Pulando alguns séculos de história da computação e olhando para as máquinas atuais, as coisas ficam ainda mais complicadas! Afinal, você consegue imaginar como circuitos elétricos podem fazer contas matemáticas? É por isso que, em última instância, os computadores usam o sistema binário de numeração, aquele cujos únicos algarismos possíveis são 0 e 1.
Essa decisão foi feita pelo simples fato de que um componente elétrico não consegue escrever um número em uma microlousa de giz e entender aquilo, mas consegue reagir de formas diferentes de acordo com a quantidade de corrente elétrica que passa por ele. Baixa energia é, geralmente, identificada como o algarismo 0; alta energia, como o algarismo 1. É por isso que, muitas vezes, você pode também ver pessoas da computação falando de “aberto e fechado”, “alto e baixo”, “ligado e desligado”… Todas essas analogias são bem válidas nesse caso.
A partir daí, os circuitos mais básicos são planejados a conseguirem fazer coisas com essas informações binárias. Além das operações matemáticas básicas que aprendemos na escola, existem algumas outras, bem úteis no contexto binário. Você também pode colocar na lista comparações entre números, muito úteis para criar condições e repetições.
Por fim, adicione uma forma de enviar e interpretar os comandos dados por um ser humano, uma forma de ver os resultados e, pronto, tudo indica que você tem os principais elementos de um “computador teórico”. É claro que fazer tudo isso funcionar, no mundo real, não é tão simples quanto eu escrever algumas poucas palavras aqui, mas esse “básico” era o objetivo máximo dos pioneiros da computação.
É só isso!?
Como tudo na vida, em teoria, sim. Na prática, as coisas são um pouco mais complicadas, claro. A imagem abaixo, por exemplo, é o diagrama de um dos meus primeiros trabalhos da graduação. A ideia era usar portas lógicas ― falaremos delas em breve, mas, rapidamente, elas são representações teóricas de algumas operações que podem ser feitas com números binários ― para planejar uma Unidade Lógico-Aritmética (ULA) simples, um circuito lógico capaz de realizar as quatro operações básicas (adição, subtração, multiplicação e divisão) e calcular a raiz quadrada de um número. Cada um desses retângulos grandes representam outro circuito menor e mais genérico, que não estão na figura.
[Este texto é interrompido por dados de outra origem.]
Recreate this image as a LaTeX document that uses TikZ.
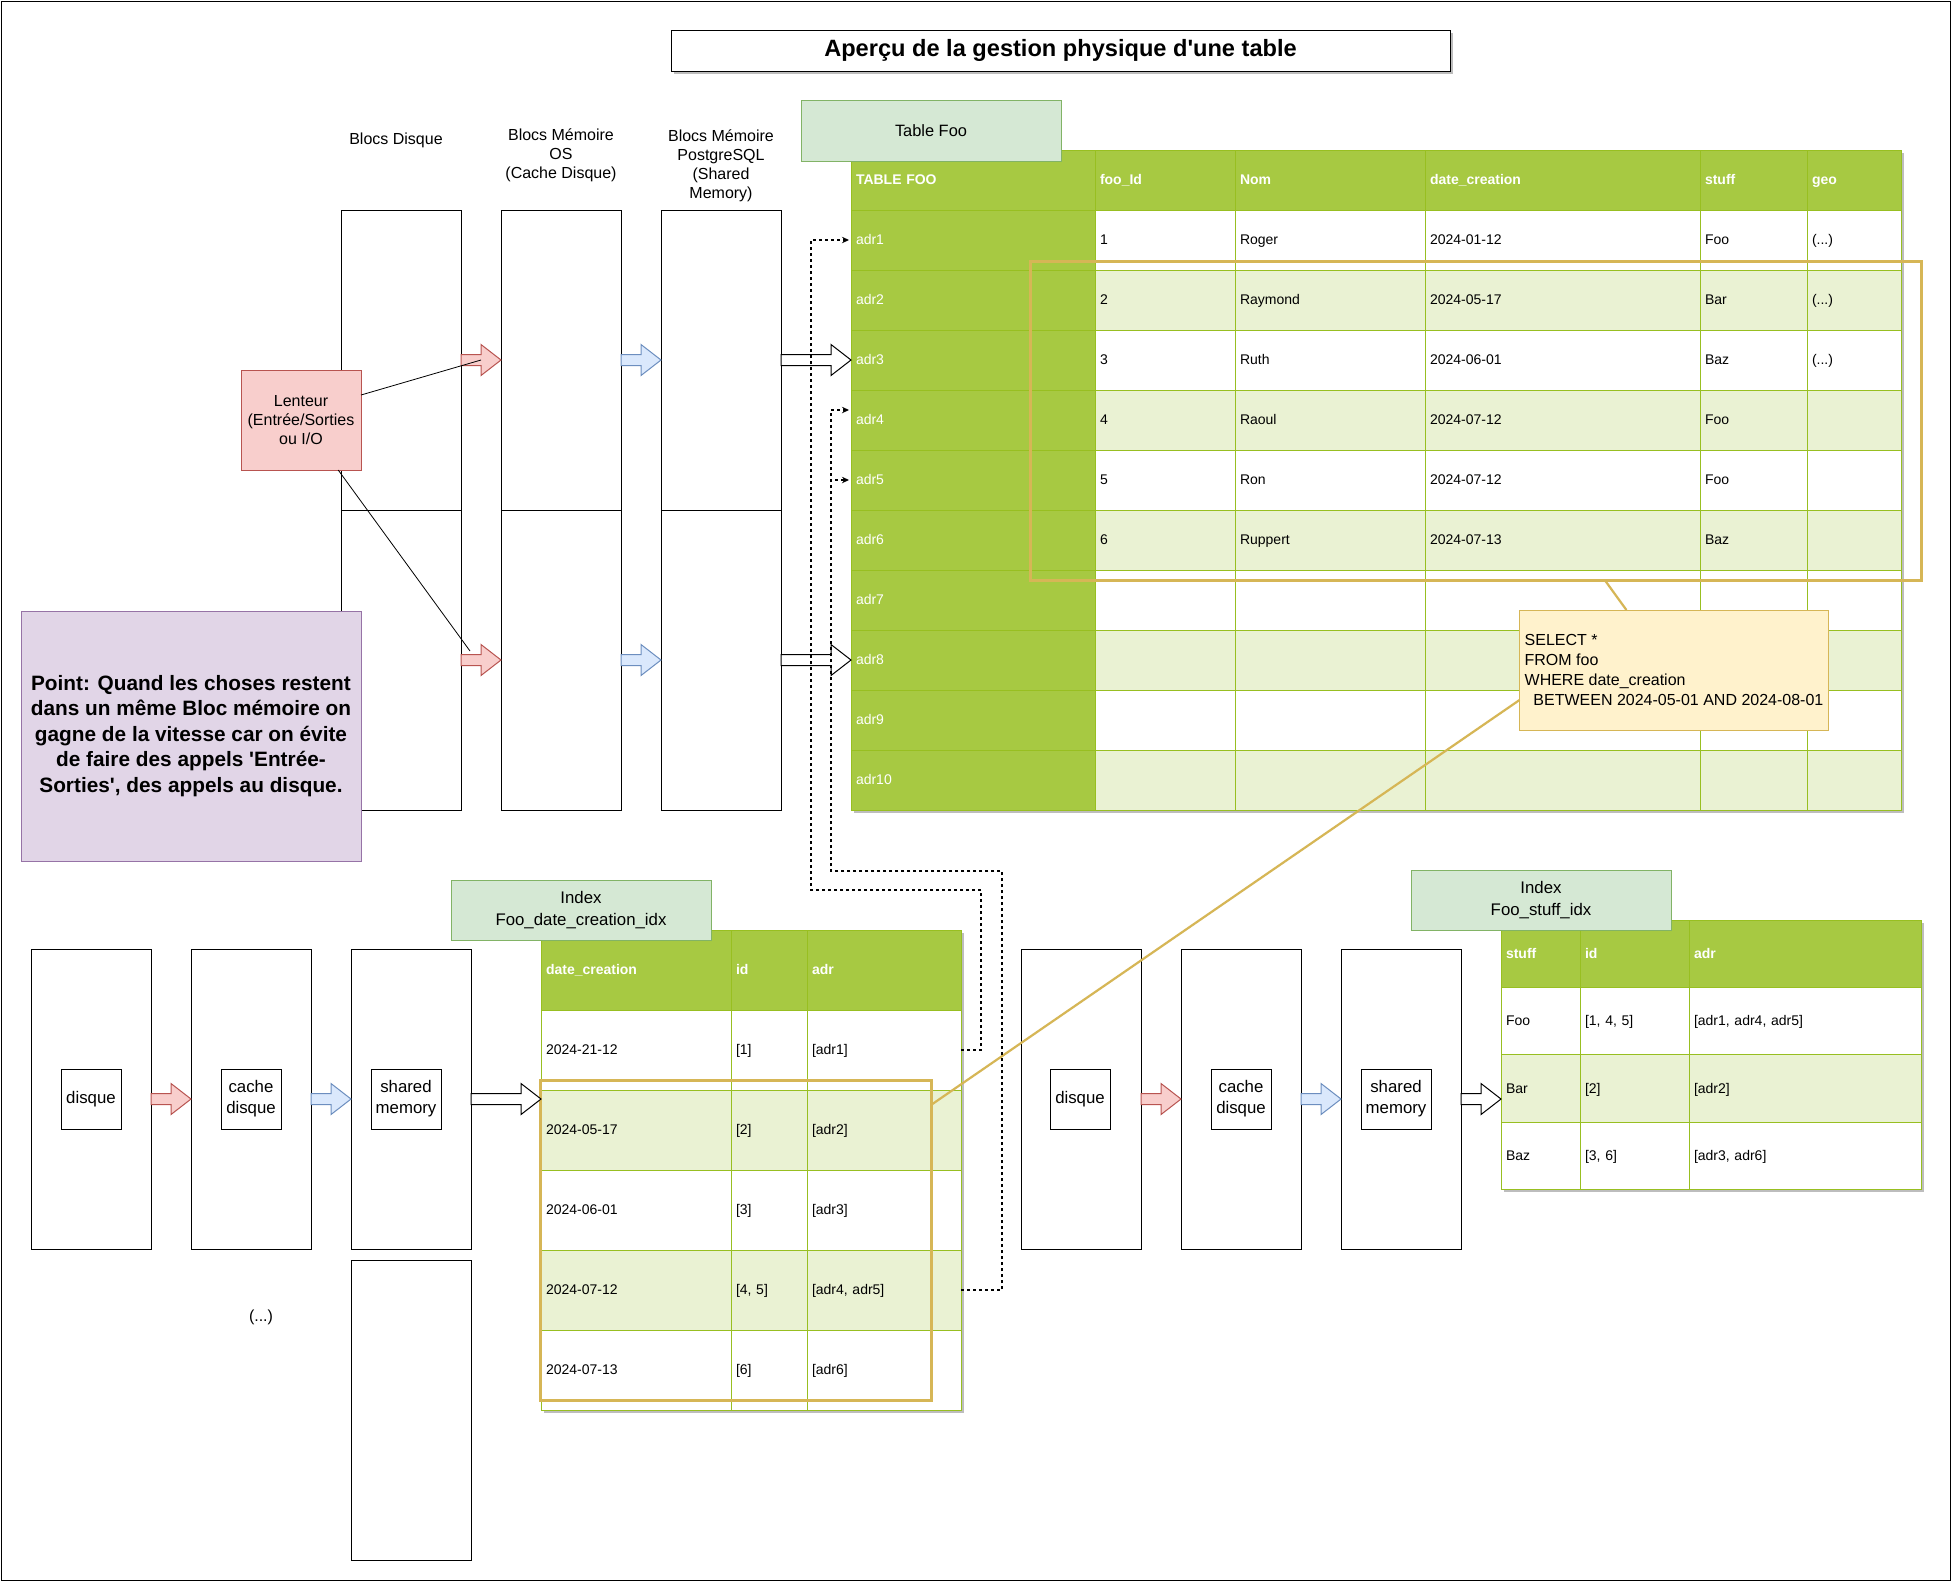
\documentclass[tikz,border=0pt]{standalone}
\usepackage{fontspec}
\setmainfont{Liberation Sans}[Ligatures=TeXOff]
\usetikzlibrary{calc,arrows.meta}

\definecolor{tgreen}{HTML}{A7C942}
\definecolor{tgrid}{HTML}{98BF21}
\definecolor{tlight}{HTML}{EAF2D3}
\definecolor{hlor}{HTML}{D6B656}
\definecolor{sqlfill}{HTML}{FFF2CC}
\definecolor{lblfill}{HTML}{D5E8D4}
\definecolor{lbldraw}{HTML}{82B366}
\definecolor{purfill}{HTML}{E1D5E7}
\definecolor{purdraw}{HTML}{9673A6}
\definecolor{redfill}{HTML}{F8CECC}
\definecolor{reddraw}{HTML}{B85450}
\definecolor{bluefill}{HTML}{DAE8FC}
\definecolor{bluedraw}{HTML}{6C8EBF}
\definecolor{shadowc}{HTML}{BDBDBD}

\tikzset{
  every node/.style={inner sep=0pt,outer sep=0pt},
  plainbox/.style={draw=black,line width=0.5pt,fill=white},
  lbl/.style={font=\fontsize{8}{9.5}\selectfont,align=center},
  lblb/.style={font=\fontsize{8.4}{10.6}\selectfont,align=center},
  colhalf/.style={plainbox,anchor=north west,minimum width=60pt,minimum height=150pt},
  bigbox/.style={plainbox,minimum width=60pt,minimum height=150pt},
  innerbox/.style={plainbox,lblb,minimum width=30pt,minimum height=30pt},
  greenlbl/.style={draw=lbldraw,fill=lblfill,line width=0.5pt,minimum width=130pt,minimum height=30pt,lblb},
  tcellbase/.style={draw=tgrid,line width=0.5pt,anchor=north west,inner xsep=2.5pt,inner ysep=0pt,
    align=left,font=\fontsize{7}{8.4}\selectfont,text=black,text height=5.7pt,text depth=0.9pt},
  hdr/.style={fill=tgreen,text=white,font=\fontsize{7}{8.4}\selectfont\bfseries},
  keycol/.style={fill=tgreen,text=white},
  hl/.style={draw=hlor,line width=1.5pt,anchor=north west},
  redarrow/.style={fill=redfill,draw=reddraw,line width=0.5pt},
  bluearrow/.style={fill=bluefill,draw=bluedraw,line width=0.5pt},
  whitearrow/.style={fill=white,draw=black,line width=0.5pt},
  dashconn/.style={draw=black,line width=0.65pt,dash pattern=on 1.5pt off 1.5pt,
    -{Stealth[length=3.5pt,width=3.2pt]}},
  callout/.style={draw=hlor,line width=1.1pt},
  pointer/.style={draw=black,line width=0.4pt},
}

% wide block arrow from the first point to the x of the second one
\newcommand\blockarrow[3][]{%
  \path[#1] let \p1=(#2), \p2=(#3) in
    (\x1,\y1+2.75pt) -- (\x2-10pt,\y1+2.75pt) -- (\x2-10pt,\y1+7.75pt) -- (\x2,\y1)
    -- (\x2-10pt,\y1-7.75pt) -- (\x2-10pt,\y1-2.75pt) -- (\x1,\y1-2.75pt) -- cycle;}

% table cell: name, x, y (north west, px), width, height (px), style, text
\newcommand\tcell[7]{%
  \pgfmathsetlengthmacro\cellTW{#4*0.5pt-5pt}%
  \pgfmathsetlengthmacro\cellTH{#5*0.5pt}%
  \node[tcellbase,#6,text width=\cellTW,minimum height=\cellTH] (#1) at (#2,#3) {#7};}

\newcommand\foorow[7]{%
  \pgfmathsetmacro\ry{210+(#1-1)*60}%
  \ifodd#1\relax\def\rfill{white}\else\def\rfill{tlight}\fi
  \tcell{foo-#1-1}{851}{\ry}{244}{60}{keycol}{#2}%
  \tcell{foo-#1-2}{1095}{\ry}{140}{60}{fill=\rfill}{#3}%
  \tcell{foo-#1-3}{1235}{\ry}{190}{60}{fill=\rfill}{#4}%
  \tcell{foo-#1-4}{1425}{\ry}{275}{60}{fill=\rfill}{#5}%
  \tcell{foo-#1-5}{1700}{\ry}{107}{60}{fill=\rfill}{#6}%
  \tcell{foo-#1-6}{1807}{\ry}{94}{60}{fill=\rfill}{#7}}

\newcommand\idxArow[4]{%
  \pgfmathsetmacro\ry{1010+(#1-1)*80}%
  \ifodd#1\relax\def\rfill{white}\else\def\rfill{tlight}\fi
  \tcell{idx1-#1-1}{541}{\ry}{190}{80}{fill=\rfill}{#2}%
  \tcell{idx1-#1-2}{731}{\ry}{76}{80}{fill=\rfill}{#3}%
  \tcell{idx1-#1-3}{807}{\ry}{154}{80}{fill=\rfill}{#4}}

\newcommand\idxBrow[4]{%
  \pgfmathsetmacro\ry{987.33+(#1-1)*67.33}%
  \ifodd#1\relax\def\rfill{white}\else\def\rfill{tlight}\fi
  \tcell{idx2-#1-1}{1501}{\ry}{79}{67.33}{fill=\rfill}{#2}%
  \tcell{idx2-#1-2}{1580}{\ry}{109}{67.33}{fill=\rfill}{#3}%
  \tcell{idx2-#1-3}{1689}{\ry}{232}{67.33}{fill=\rfill}{#4}}

\begin{document}
\begin{tikzpicture}[x=0.5pt,y=-0.5pt]
\useasboundingbox (0,0) rectangle (1952,1581);
\fill[white] (0,0) rectangle (1952,1581);
\draw[line width=0.5pt] (1,1) rectangle (1950,1580);

% title
\fill[shadowc] (674,33) rectangle (1453,74);
\node[plainbox,minimum width=389.5pt,minimum height=20.5pt,font=\fontsize{11.8}{14}\selectfont\bfseries]
  (title) at (1060.5,50.5) {Aperçu de la gestion physique d'une table};

% memory levels
\node[lbl] (lblA) at (396,140) {Blocs Disque};
\node[lbl] (lblB) at (561,155.5) {Blocs Mémoire\\OS\\(Cache Disque)};
\node[lbl] (lblC) at (721,165.5) {Blocs Mémoire\\PostgreSQL\\(Shared\\Memory)};
\foreach \n/\x in {A/341,B/501,C/661}{
  \node[colhalf] (col\n-top) at (\x,210) {};
  \node[colhalf] (col\n-bot) at (\x,510) {};
}

\node[draw=reddraw,fill=redfill,line width=0.5pt,minimum width=60pt,minimum height=50pt,lbl]
  (lent) at (301,420) {Lenteur\\(Entrée/Sorties\\ou I/O};
\node[draw=purdraw,fill=purfill,line width=0.5pt,minimum width=170pt,minimum height=125pt,
  align=center,font=\fontsize{10.4}{12.7}\selectfont\bfseries] (point) at (191,736)
  {Point: Quand les choses restent\\dans un même Bloc mémoire on\\gagne de la vitesse car on évite\\de faire des appels 'Entrée-\\Sorties', des appels au disque.};

\blockarrow[redarrow]{colA-top.east}{colB-top.west}
\blockarrow[bluearrow]{colB-top.east}{colC-top.west}
\blockarrow[redarrow]{colA-bot.east}{colB-bot.west}
\blockarrow[bluearrow]{colB-bot.east}{colC-bot.west}

\draw[pointer] ($(lent.north east)!0.25!(lent.south east)$) -- ($(colA-top.east)+(10pt,0pt)$);
\draw[pointer] ($(lent.south west)!0.81!(lent.south east)$) -- ($(colA-bot.east)+(4.5pt,4.5pt)$);

% table foo
\fill[shadowc] (854,153) rectangle (1904,813);
\tcell{foo-h-1}{851}{150}{244}{60}{hdr}{TABLE FOO}
\tcell{foo-h-2}{1095}{150}{140}{60}{hdr}{foo\_Id}
\tcell{foo-h-3}{1235}{150}{190}{60}{hdr}{Nom}
\tcell{foo-h-4}{1425}{150}{275}{60}{hdr}{date\_creation}
\tcell{foo-h-5}{1700}{150}{107}{60}{hdr}{stuff}
\tcell{foo-h-6}{1807}{150}{94}{60}{hdr}{geo}
\foorow{1}{adr1}{1}{Roger}{2024-01-12}{Foo}{(...)}
\foorow{2}{adr2}{2}{Raymond}{2024-05-17}{Bar}{(...)}
\foorow{3}{adr3}{3}{Ruth}{2024-06-01}{Baz}{(...)}
\foorow{4}{adr4}{4}{Raoul}{2024-07-12}{Foo}{}
\foorow{5}{adr5}{5}{Ron}{2024-07-12}{Foo}{}
\foorow{6}{adr6}{6}{Ruppert}{2024-07-13}{Baz}{}
\foorow{7}{adr7}{}{}{}{}{}
\foorow{8}{adr8}{}{}{}{}{}
\foorow{9}{adr9}{}{}{}{}{}
\foorow{10}{adr10}{}{}{}{}{}
\node[greenlbl,minimum height=30.5pt,font=\fontsize{8.2}{9.8}\selectfont] (foolbl) at (931,130.5) {Table Foo};

\blockarrow[whitearrow]{colC-top.east}{foo-3-1.west}
\blockarrow[whitearrow]{colC-bot.east}{foo-8-1.west}

\node[hl,minimum width=445.5pt,minimum height=159.5pt] (hlfoo) at (1030,261) {};
\node[draw=hlor,fill=sqlfill,line width=0.5pt,minimum width=154.5pt,minimum height=60pt,
  align=left,font=\fontsize{8}{10}\selectfont] (sql) at (1674,670)
  {SELECT *\\FROM foo\\WHERE date\_creation\\\hspace*{4.4pt}BETWEEN 2024-05-01 AND 2024-08-01};

% index on date_creation
\node[bigbox] (b1) at (91,1099) {};
\node[bigbox] (b2) at (251,1099) {};
\node[bigbox] (b3) at (411,1099) {};
\node[bigbox] (b4) at (411,1410) {};
\node[innerbox] (b1in) at (91,1099) {disque};
\node[innerbox] (b2in) at (251,1099) {cache\\disque};
\node[innerbox,minimum width=35pt] (b3in) at (406,1099) {shared\\memory};
\node[lbl] (etc) at (261,1317) {(...)};

\fill[shadowc] (544,933) rectangle (964,1413);
\tcell{idx1-h-1}{541}{930}{190}{80}{hdr}{date\_creation}
\tcell{idx1-h-2}{731}{930}{76}{80}{hdr}{id}
\tcell{idx1-h-3}{807}{930}{154}{80}{hdr}{adr}
\idxArow{1}{2024-21-12}{[1]}{[adr1]}
\idxArow{2}{2024-05-17}{[2]}{[adr2]}
\idxArow{3}{2024-06-01}{[3]}{[adr3]}
\idxArow{4}{2024-07-12}{[4, 5]}{[adr4, adr5]}
\idxArow{5}{2024-07-13}{[6]}{[adr6]}
\node[greenlbl] (idx1lbl) at (581,910) {Index\\Foo\_date\_creation\_idx};
\node[hl,minimum width=195.5pt,minimum height=160pt] (hlidx) at (540,1080) {};

\blockarrow[redarrow]{b1.east}{b2.west}
\blockarrow[bluearrow]{b2.east}{b3.west}
\blockarrow[whitearrow]{b3.east}{b3.east -| idx1-2-1.west}

% index on stuff
\node[bigbox] (b5) at (1081,1099) {};
\node[bigbox] (b6) at (1241,1099) {};
\node[bigbox] (b7) at (1401,1099) {};
\node[innerbox] (b5in) at (1080,1099) {disque};
\node[innerbox] (b6in) at (1241,1099) {cache\\disque};
\node[innerbox,minimum width=35pt] (b7in) at (1396,1099) {shared\\memory};

\fill[shadowc] (1504,923) rectangle (1924,1192);
\tcell{idx2-h-1}{1501}{920}{79}{67.33}{hdr}{stuff}
\tcell{idx2-h-2}{1580}{920}{109}{67.33}{hdr}{id}
\tcell{idx2-h-3}{1689}{920}{232}{67.33}{hdr}{adr}
\idxBrow{1}{Foo}{[1, 4, 5]}{[adr1, adr4, adr5]}
\idxBrow{2}{Bar}{[2]}{[adr2]}
\idxBrow{3}{Baz}{[3, 6]}{[adr3, adr6]}
\node[greenlbl] (idx2lbl) at (1541,900) {Index\\Foo\_stuff\_idx};

\blockarrow[redarrow]{b5.east}{b6.west}
\blockarrow[bluearrow]{b6.east}{b7.west}
\blockarrow[whitearrow]{b7.east}{b7.east -| idx2-2-1.west}

% query callouts
\draw[callout] ($(hlfoo.south west)!0.645!(hlfoo.south east)$) -- ($(sql.north west)!0.346!(sql.north east)$);
\draw[callout] ($(sql.north west)!0.75!(sql.south west)$) -- ($(hlidx.north east)!0.078!(hlidx.south east)$);

% index entries pointing to table rows
\draw[dashconn] (idx1-1-3.east) -- ++(10pt,0pt) -- ++(0pt,80pt) -- ++(-85pt,0pt)
  |- ([xshift=-1pt]foo-1-1.west);
\draw[dashconn] (idx1-4-3.east) -- ++(20.5pt,0pt) -- ++(0pt,209.5pt) -- ++(-85.5pt,0pt)
  |- ([xshift=-1pt,yshift=5pt]foo-4-1.west);
\draw[dashconn] (idx1-4-3.east) -- ++(20.5pt,0pt) -- ++(0pt,209.5pt) -- ++(-85.5pt,0pt)
  |- ([xshift=-1pt]foo-5-1.west);
\end{tikzpicture}
\end{document}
Obviamente isso foi um trabalho do primeiro semestre, então esse circuito poderia ter ficado bem menor e bem mais otimizado do que ele foi, mas funcionava muito bem, obrigado. Ao inserirmos essa lógica em uma placa especial éramos capaz de escolher dois números usando algumas chaves (que eram mostrados em alguns displays), escolher a operação a ser realizada e ver o resultado em um terceiro display. Ah, vale a nota: isso é um circuito lógico (ou seja, a representação de um fluxo de combinações e dados) e não o circuito físico mesmo, com resistores, transistores e capacitores, que seria um pouco mais complicado e estranho do que isso.
Do outro lado, esse vídeo mostra um pouco da tecnologia por trás do filme Zootopia, o Oscar de Melhor Filme de Animação em 2017. Por mais que você não entenda inglês, só de ver as imagens dos programas usados para modelar cada um dos pêlos de cada animal, tudo para tornar o mundo dos animais mais realista e verossímil… E, sim, no final das contas, o que o computador está fazendo ali são milhares e milhares de contas matemáticas por segundo para calcular a posição de tudo que está na tela e transformar aquilo em um sucesso de bilheteria.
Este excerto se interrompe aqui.